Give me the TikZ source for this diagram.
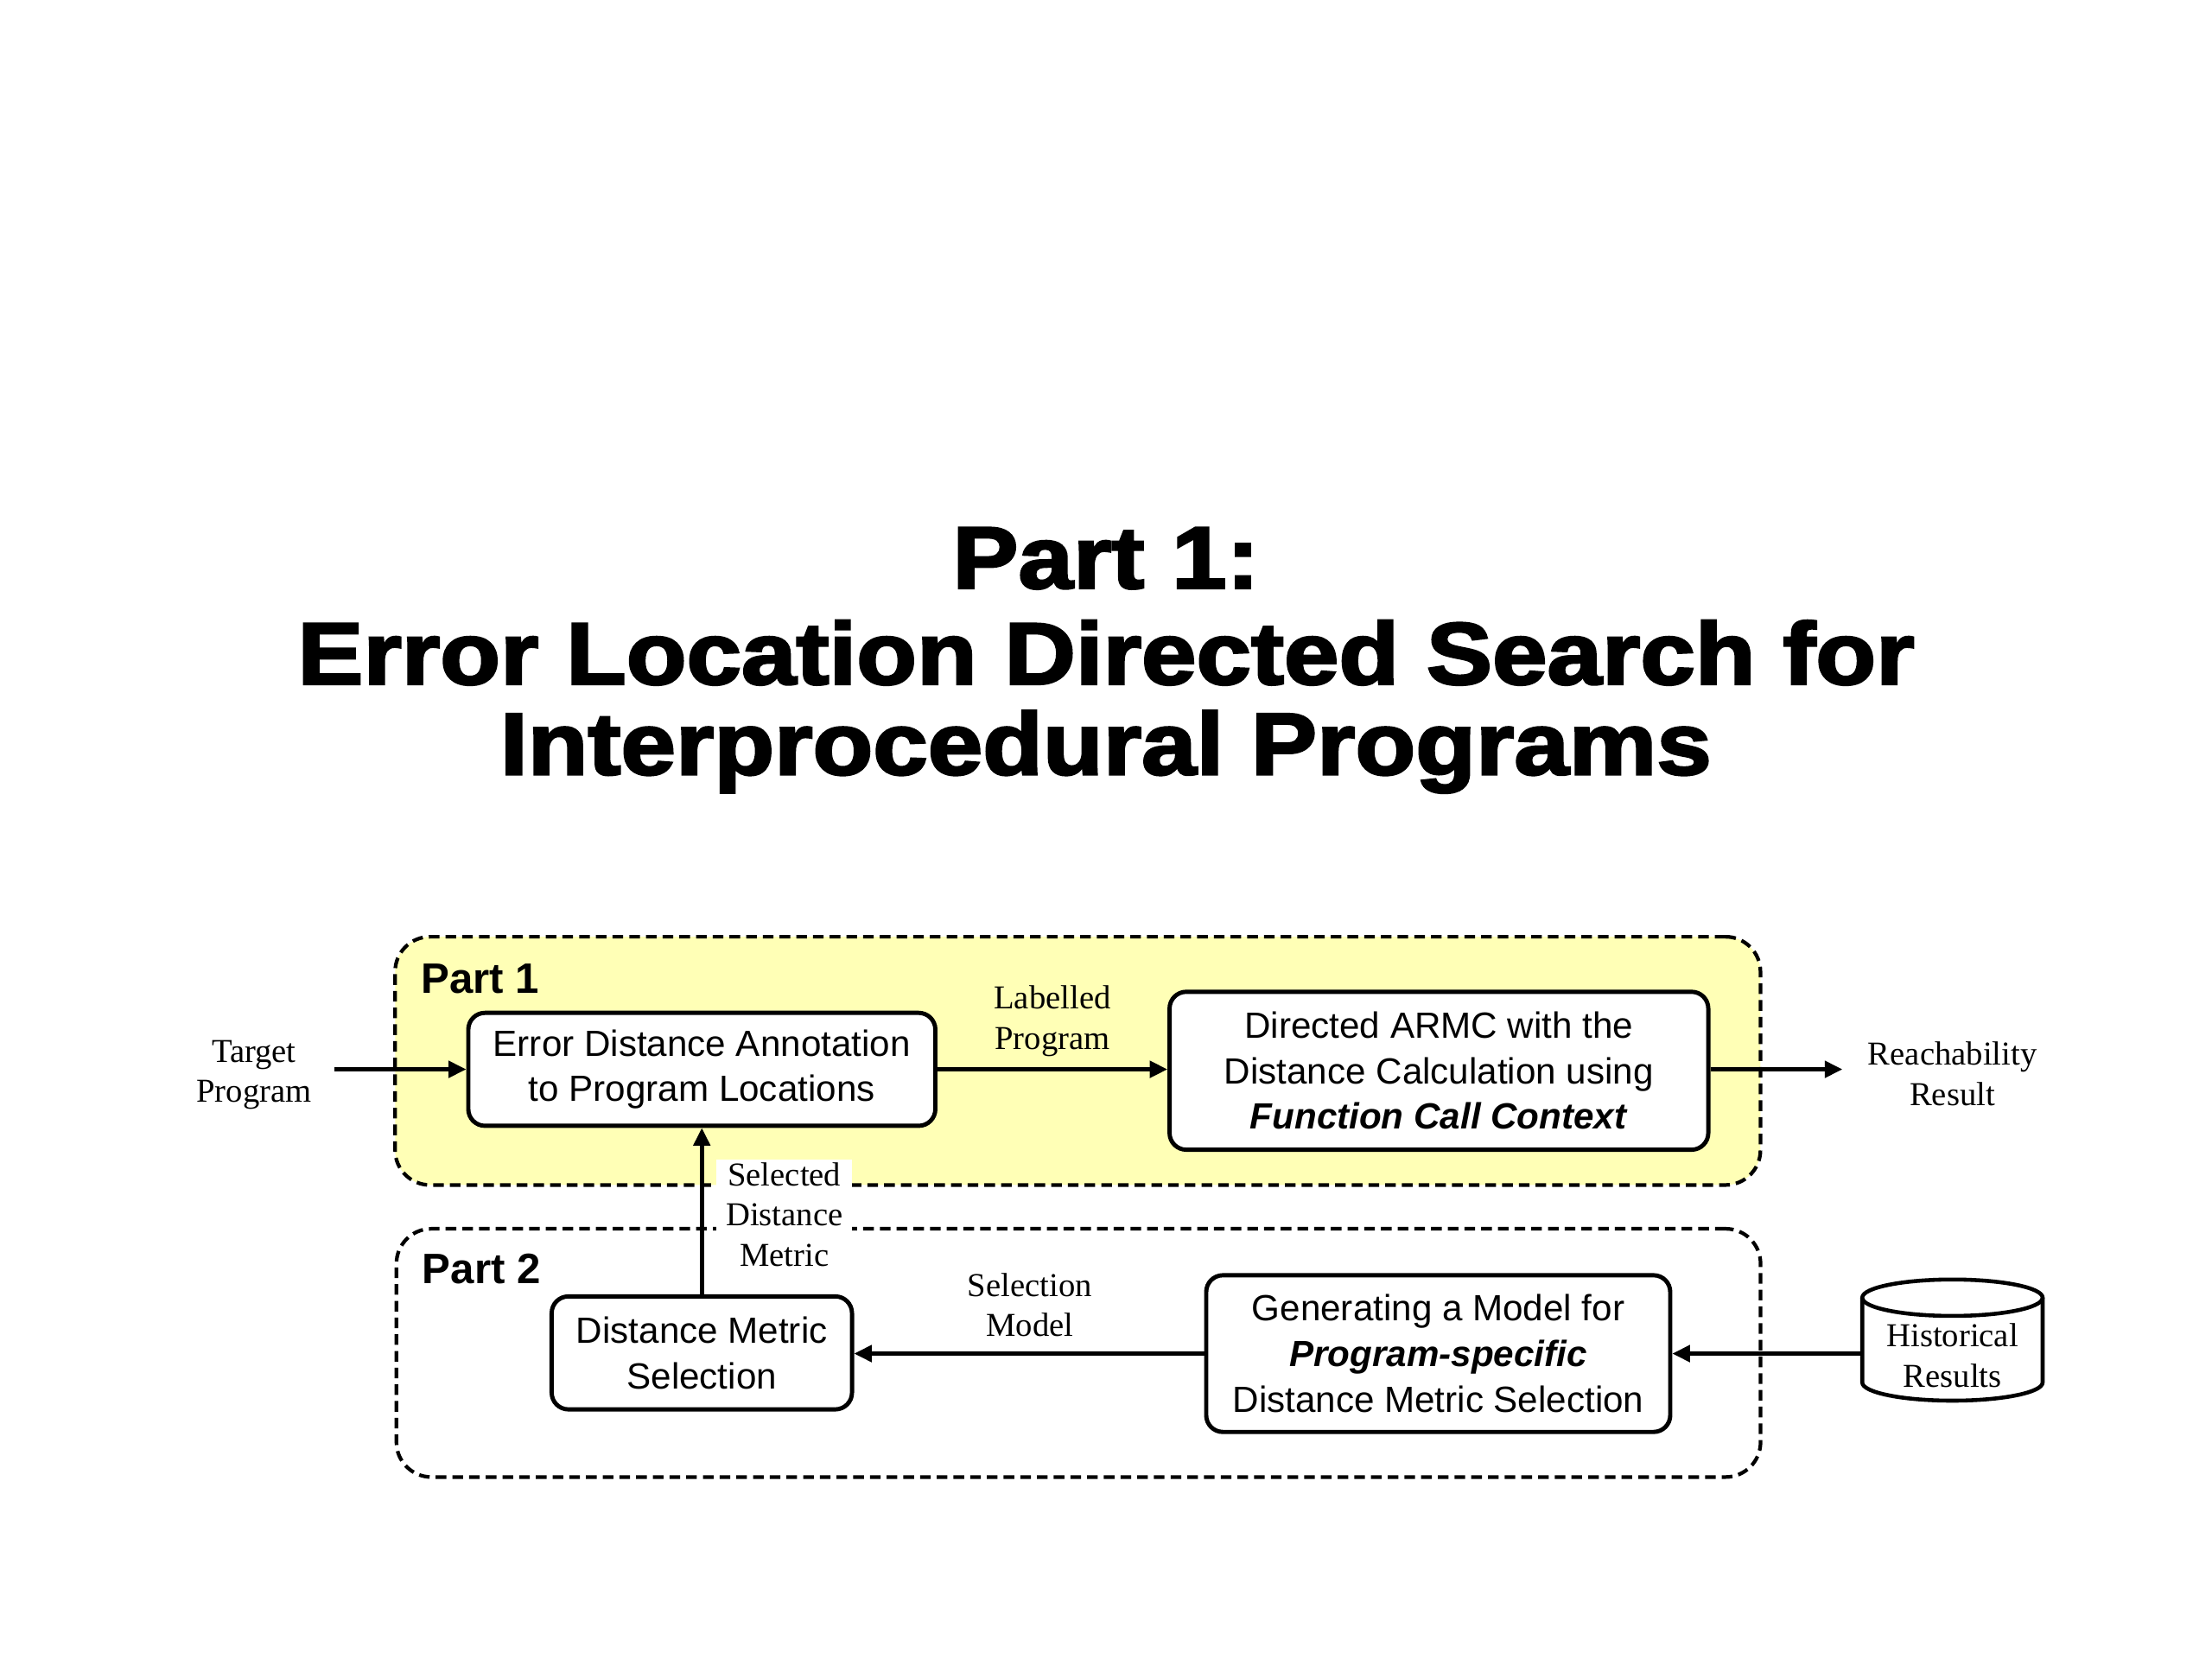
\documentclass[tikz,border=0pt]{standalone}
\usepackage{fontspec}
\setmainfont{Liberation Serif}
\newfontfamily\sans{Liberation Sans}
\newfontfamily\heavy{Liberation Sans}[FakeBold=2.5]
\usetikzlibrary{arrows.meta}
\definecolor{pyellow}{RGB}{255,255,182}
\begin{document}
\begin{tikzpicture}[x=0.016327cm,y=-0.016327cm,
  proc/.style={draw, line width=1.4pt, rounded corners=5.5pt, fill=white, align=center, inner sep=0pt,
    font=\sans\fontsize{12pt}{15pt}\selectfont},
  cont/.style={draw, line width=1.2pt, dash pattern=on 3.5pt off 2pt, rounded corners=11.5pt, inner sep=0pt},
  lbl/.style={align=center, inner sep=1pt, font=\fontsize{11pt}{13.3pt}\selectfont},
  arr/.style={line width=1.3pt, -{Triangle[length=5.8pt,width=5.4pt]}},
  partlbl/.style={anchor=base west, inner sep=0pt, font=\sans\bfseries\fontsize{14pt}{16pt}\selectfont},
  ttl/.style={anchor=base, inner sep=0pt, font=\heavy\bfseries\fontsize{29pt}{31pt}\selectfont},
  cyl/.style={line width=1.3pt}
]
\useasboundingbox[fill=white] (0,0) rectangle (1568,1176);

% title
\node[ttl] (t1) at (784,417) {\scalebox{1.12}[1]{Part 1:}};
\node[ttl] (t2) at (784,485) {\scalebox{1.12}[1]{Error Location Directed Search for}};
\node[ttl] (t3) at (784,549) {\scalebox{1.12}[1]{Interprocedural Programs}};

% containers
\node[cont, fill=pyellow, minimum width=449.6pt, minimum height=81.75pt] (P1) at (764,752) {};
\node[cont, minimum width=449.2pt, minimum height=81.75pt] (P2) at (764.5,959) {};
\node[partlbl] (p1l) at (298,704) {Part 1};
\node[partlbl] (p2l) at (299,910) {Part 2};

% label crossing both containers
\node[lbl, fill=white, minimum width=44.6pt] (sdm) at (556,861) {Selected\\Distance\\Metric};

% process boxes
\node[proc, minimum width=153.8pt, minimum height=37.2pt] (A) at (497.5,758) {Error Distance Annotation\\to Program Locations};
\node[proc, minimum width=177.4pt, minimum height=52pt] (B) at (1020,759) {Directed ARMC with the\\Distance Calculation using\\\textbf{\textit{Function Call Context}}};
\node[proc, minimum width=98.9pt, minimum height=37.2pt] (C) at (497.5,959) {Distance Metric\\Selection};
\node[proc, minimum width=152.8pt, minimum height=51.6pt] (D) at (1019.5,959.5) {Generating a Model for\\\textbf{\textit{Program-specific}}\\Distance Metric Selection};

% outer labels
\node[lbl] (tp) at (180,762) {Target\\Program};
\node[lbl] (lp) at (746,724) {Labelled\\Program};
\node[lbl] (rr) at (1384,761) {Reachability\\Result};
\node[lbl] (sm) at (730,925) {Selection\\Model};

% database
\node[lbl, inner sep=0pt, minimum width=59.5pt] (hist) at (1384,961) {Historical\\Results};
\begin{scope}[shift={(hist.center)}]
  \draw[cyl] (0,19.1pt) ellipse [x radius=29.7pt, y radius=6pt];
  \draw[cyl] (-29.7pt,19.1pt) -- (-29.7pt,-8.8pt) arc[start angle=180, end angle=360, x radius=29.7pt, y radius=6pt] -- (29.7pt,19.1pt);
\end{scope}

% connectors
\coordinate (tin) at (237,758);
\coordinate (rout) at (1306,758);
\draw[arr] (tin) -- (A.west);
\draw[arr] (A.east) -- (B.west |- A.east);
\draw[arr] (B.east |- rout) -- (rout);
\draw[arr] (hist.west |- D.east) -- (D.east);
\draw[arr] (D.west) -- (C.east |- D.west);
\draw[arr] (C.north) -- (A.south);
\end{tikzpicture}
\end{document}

### What you should do
Restate the data above word for word. Do not include the images.

### Correct response
Give me the TikZ source for this diagram.
\documentclass[tikz,border=0pt]{standalone}
\usepackage{fontspec}
\setmainfont{Liberation Serif}
\newfontfamily\sans{Liberation Sans}
\newfontfamily\heavy{Liberation Sans}[FakeBold=2.5]
\usetikzlibrary{arrows.meta}
\definecolor{pyellow}{RGB}{255,255,182}
\begin{document}
\begin{tikzpicture}[x=0.016327cm,y=-0.016327cm,
  proc/.style={draw, line width=1.4pt, rounded corners=5.5pt, fill=white, align=center, inner sep=0pt,
    font=\sans\fontsize{12pt}{15pt}\selectfont},
  cont/.style={draw, line width=1.2pt, dash pattern=on 3.5pt off 2pt, rounded corners=11.5pt, inner sep=0pt},
  lbl/.style={align=center, inner sep=1pt, font=\fontsize{11pt}{13.3pt}\selectfont},
  arr/.style={line width=1.3pt, -{Triangle[length=5.8pt,width=5.4pt]}},
  partlbl/.style={anchor=base west, inner sep=0pt, font=\sans\bfseries\fontsize{14pt}{16pt}\selectfont},
  ttl/.style={anchor=base, inner sep=0pt, font=\heavy\bfseries\fontsize{29pt}{31pt}\selectfont},
  cyl/.style={line width=1.3pt}
]
\useasboundingbox[fill=white] (0,0) rectangle (1568,1176);

% title
\node[ttl] (t1) at (784,417) {\scalebox{1.12}[1]{Part 1:}};
\node[ttl] (t2) at (784,485) {\scalebox{1.12}[1]{Error Location Directed Search for}};
\node[ttl] (t3) at (784,549) {\scalebox{1.12}[1]{Interprocedural Programs}};

% containers
\node[cont, fill=pyellow, minimum width=449.6pt, minimum height=81.75pt] (P1) at (764,752) {};
\node[cont, minimum width=449.2pt, minimum height=81.75pt] (P2) at (764.5,959) {};
\node[partlbl] (p1l) at (298,704) {Part 1};
\node[partlbl] (p2l) at (299,910) {Part 2};

% label crossing both containers
\node[lbl, fill=white, minimum width=44.6pt] (sdm) at (556,861) {Selected\\Distance\\Metric};

% process boxes
\node[proc, minimum width=153.8pt, minimum height=37.2pt] (A) at (497.5,758) {Error Distance Annotation\\to Program Locations};
\node[proc, minimum width=177.4pt, minimum height=52pt] (B) at (1020,759) {Directed ARMC with the\\Distance Calculation using\\\textbf{\textit{Function Call Context}}};
\node[proc, minimum width=98.9pt, minimum height=37.2pt] (C) at (497.5,959) {Distance Metric\\Selection};
\node[proc, minimum width=152.8pt, minimum height=51.6pt] (D) at (1019.5,959.5) {Generating a Model for\\\textbf{\textit{Program-specific}}\\Distance Metric Selection};

% outer labels
\node[lbl] (tp) at (180,762) {Target\\Program};
\node[lbl] (lp) at (746,724) {Labelled\\Program};
\node[lbl] (rr) at (1384,761) {Reachability\\Result};
\node[lbl] (sm) at (730,925) {Selection\\Model};

% database
\node[lbl, inner sep=0pt, minimum width=59.5pt] (hist) at (1384,961) {Historical\\Results};
\begin{scope}[shift={(hist.center)}]
  \draw[cyl] (0,19.1pt) ellipse [x radius=29.7pt, y radius=6pt];
  \draw[cyl] (-29.7pt,19.1pt) -- (-29.7pt,-8.8pt) arc[start angle=180, end angle=360, x radius=29.7pt, y radius=6pt] -- (29.7pt,19.1pt);
\end{scope}

% connectors
\coordinate (tin) at (237,758);
\coordinate (rout) at (1306,758);
\draw[arr] (tin) -- (A.west);
\draw[arr] (A.east) -- (B.west |- A.east);
\draw[arr] (B.east |- rout) -- (rout);
\draw[arr] (hist.west |- D.east) -- (D.east);
\draw[arr] (D.west) -- (C.east |- D.west);
\draw[arr] (C.north) -- (A.south);
\end{tikzpicture}
\end{document}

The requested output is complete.